_TASK DIRECTIONS_: Filter the records below and copy every line containing the word "with".

_RECORDS PROVIDED_:
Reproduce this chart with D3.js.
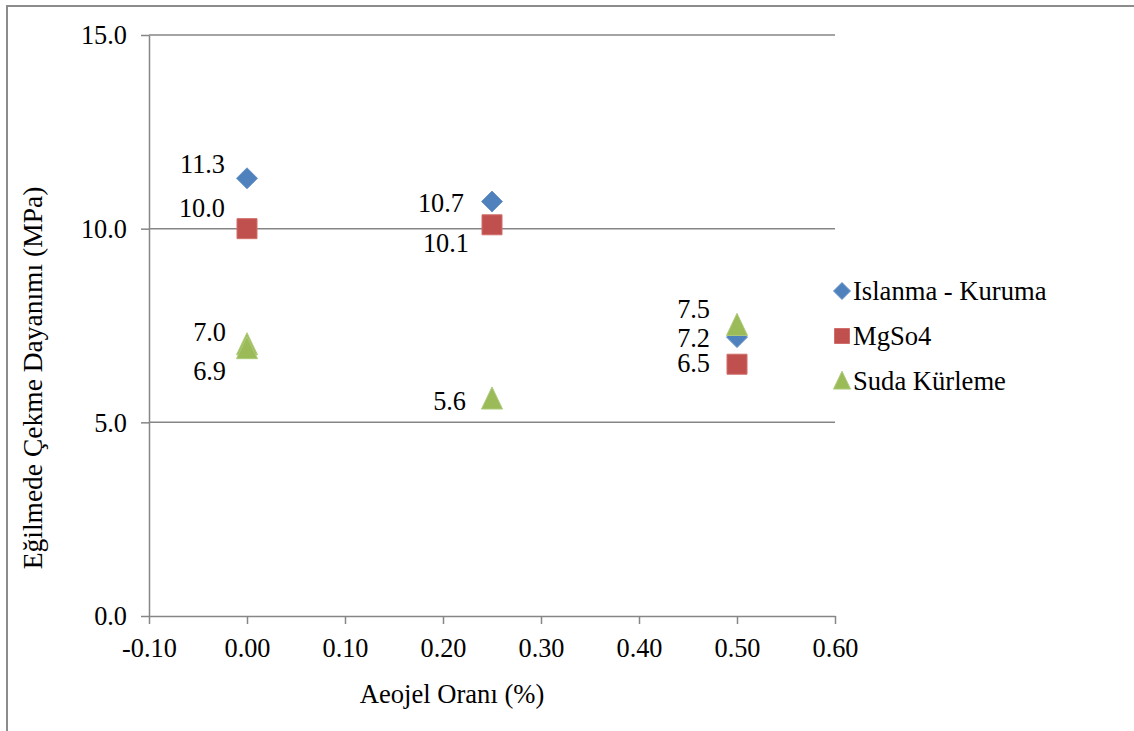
<!DOCTYPE html>
<html>
<head>
<meta charset="utf-8">
<script src="https://cdn.jsdelivr.net/npm/d3@7"></script>
<style>
  html, body { margin: 0; padding: 0; background: #fff; }
  svg { display: block; font-family: "Liberation Serif", "Times New Roman", serif; }
</style>
</head>
<body>
<svg id="chart" width="1134" height="731"></svg>
<script>
// Aerogel ratio (%) on x, flexural strength (MPa) on y
const seriesNames = ["Islanma - Kuruma", "MgSo4", "Suda Kürleme"];
const islanmaX = [0.00, 0.25, 0.50];
const islanmaY = [11.3, 10.7, 7.2];
const mgso4X = [0.00, 0.25, 0.50];
const mgso4Y = [10.0, 10.1, 6.5];
const sudaX = [0.00, 0.00, 0.25, 0.50];
const sudaY = [7.0, 6.9, 5.6, 7.5];
const xTicks = [-0.10, 0.00, 0.10, 0.20, 0.30, 0.40, 0.50, 0.60];
const yTicks = [0, 5, 10, 15];

// Hand-placed value label nudges (right edge, baseline) relative to each marker
const islanmaNudge = [[-22, -5], [-28, 10], [-27, 10]];
const mgso4Nudge = [[-22, -12], [-23, 27], [-27, 8]];
const sudaNudge = [[-21, -4], [-21, 31], [-26, 11], [-27, -8]];

const colors = ["#4F81BD", "#C0504D", "#9BBB59"];
const edges = ["#6a95cc", "#d06e6b", "#aecb79"];
const shapes = ["diamond", "square", "triangle"];

const series = [
  { name: seriesNames[0], xs: islanmaX, ys: islanmaY, nudge: islanmaNudge },
  { name: seriesNames[1], xs: mgso4X, ys: mgso4Y, nudge: mgso4Nudge },
  { name: seriesNames[2], xs: sudaX, ys: sudaY, nudge: sudaNudge }
];

const svg = d3.select("#chart");
const axisColor = "#868686";
const fontSize = 26.3;

// Plain hyphen for negatives, as in the printed axis
const fmt2 = v => d3.format(".2f")(v).replace("\u2212", "-");
const fmt1 = v => d3.format(".1f")(v).replace("\u2212", "-");

// Outer chart frame (left and top edges visible)
svg.append("path")
  .attr("d", "M7,731 L7,6 L1134,6")
  .attr("fill", "none")
  .attr("stroke", "#8c8c8c")
  .attr("stroke-width", 2);

const x = d3.scaleLinear().domain([-0.10, 0.60]).range([149, 835]);
const y = d3.scaleLinear().domain([0, 15]).range([616, 35]);

// Horizontal gridlines
svg.append("g")
  .selectAll("line")
  .data(yTicks.filter(t => t > 0))
  .join("line")
  .attr("x1", x(-0.10)).attr("x2", x(0.60))
  .attr("y1", d => y(d)).attr("y2", d => y(d))
  .attr("stroke", axisColor).attr("stroke-width", 1.5);

// Y axis
const yAxis = svg.append("g")
  .attr("transform", `translate(${x(-0.10)},0)`)
  .call(d3.axisLeft(y).tickValues(yTicks).tickFormat(fmt1).tickSizeInner(8).tickSizeOuter(0).tickPadding(14));
yAxis.select(".domain").attr("stroke", axisColor).attr("stroke-width", 1.5);
yAxis.selectAll(".tick line").attr("stroke", axisColor).attr("stroke-width", 1.5);
yAxis.selectAll(".tick text")
  .attr("fill", "#000").attr("font-size", fontSize)
  .attr("font-family", "Liberation Serif").attr("dy", "0.34em");

// X axis
const xAxis = svg.append("g")
  .attr("transform", `translate(0,${y(0)})`)
  .call(d3.axisBottom(x).tickValues(xTicks).tickFormat(fmt2).tickSizeInner(8).tickSizeOuter(0).tickPadding(14));
xAxis.select(".domain").attr("stroke", axisColor).attr("stroke-width", 1.5);
xAxis.selectAll(".tick line").attr("stroke", axisColor).attr("stroke-width", 1.5);
xAxis.selectAll(".tick text")
  .attr("fill", "#000").attr("font-size", fontSize)
  .attr("font-family", "Liberation Serif").attr("dy", "0.71em");

// Axis titles
svg.append("text")
  .attr("x", 452).attr("y", 703)
  .attr("text-anchor", "middle")
  .attr("font-size", 26.6)
  .text("Aeojel Oranı (%)");

svg.append("text")
  .attr("transform", "translate(42,378) rotate(-90)")
  .attr("text-anchor", "middle")
  .attr("font-size", 27.5)
  .text("Eğilmede Çekme Dayanımı (MPa)");

// Marker path generators
function markerPath(shape, s) {
  if (shape === "diamond") {
    const r = s / 2;
    return `M0,${-r} L${r},0 L0,${r} L${-r},0 Z`;
  }
  if (shape === "square") {
    const r = s / 2;
    return `M${-r},${-r} H${r} V${r} H${-r} Z`;
  }
  const w = s / 2, h = s * 1.05;
  return `M0,${-h * 0.55} L${w},${h * 0.45} L${-w},${h * 0.45} Z`;
}

// Points
series.forEach((sr, i) => {
  const pts = sr.xs.map((xv, j) => ({ x: xv, y: sr.ys[j], n: sr.nudge[j] }));
  svg.append("g")
    .selectAll("path")
    .data(pts)
    .join("path")
    .attr("transform", d => `translate(${x(d.x)},${y(d.y)})`)
    .attr("d", markerPath(shapes[i], i === 1 ? 20 : 21))
    .attr("fill", colors[i])
    .attr("stroke", edges[i])
    .attr("stroke-width", 1);
});

// Value labels
series.forEach((sr, i) => {
  const pts = sr.xs.map((xv, j) => ({ x: xv, y: sr.ys[j], n: sr.nudge[j] }));
  svg.append("g")
    .selectAll("text")
    .data(pts)
    .join("text")
    .attr("x", d => x(d.x) + d.n[0])
    .attr("y", d => y(d.y) + d.n[1])
    .attr("text-anchor", "end")
    .attr("font-size", fontSize)
    .text(d => fmt1(d.y));
});

// Legend
const legend = svg.append("g").attr("transform", "translate(842,291)");
seriesNames.forEach((name, i) => {
  const row = legend.append("g").attr("transform", `translate(0,${i * 45})`);
  row.append("path")
    .attr("d", markerPath(shapes[i], i === 1 ? 15 : 17))
    .attr("fill", colors[i])
    .attr("stroke", edges[i])
    .attr("stroke-width", 1);
  row.append("text")
    .attr("x", 11).attr("y", 9)
    .attr("font-size", 26.6)
    .text(name);
});
</script>
</body>
</html>
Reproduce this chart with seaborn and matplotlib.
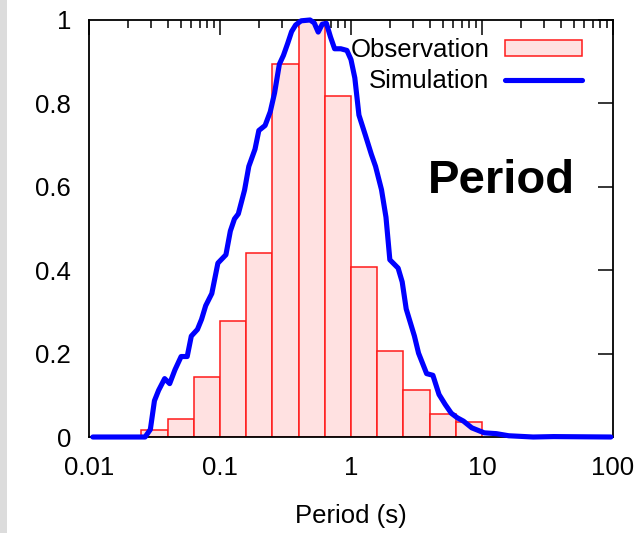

_TASK SOLUTION_:
Reproduce this chart with D3.js.
Reproduce this chart with seaborn and matplotlib.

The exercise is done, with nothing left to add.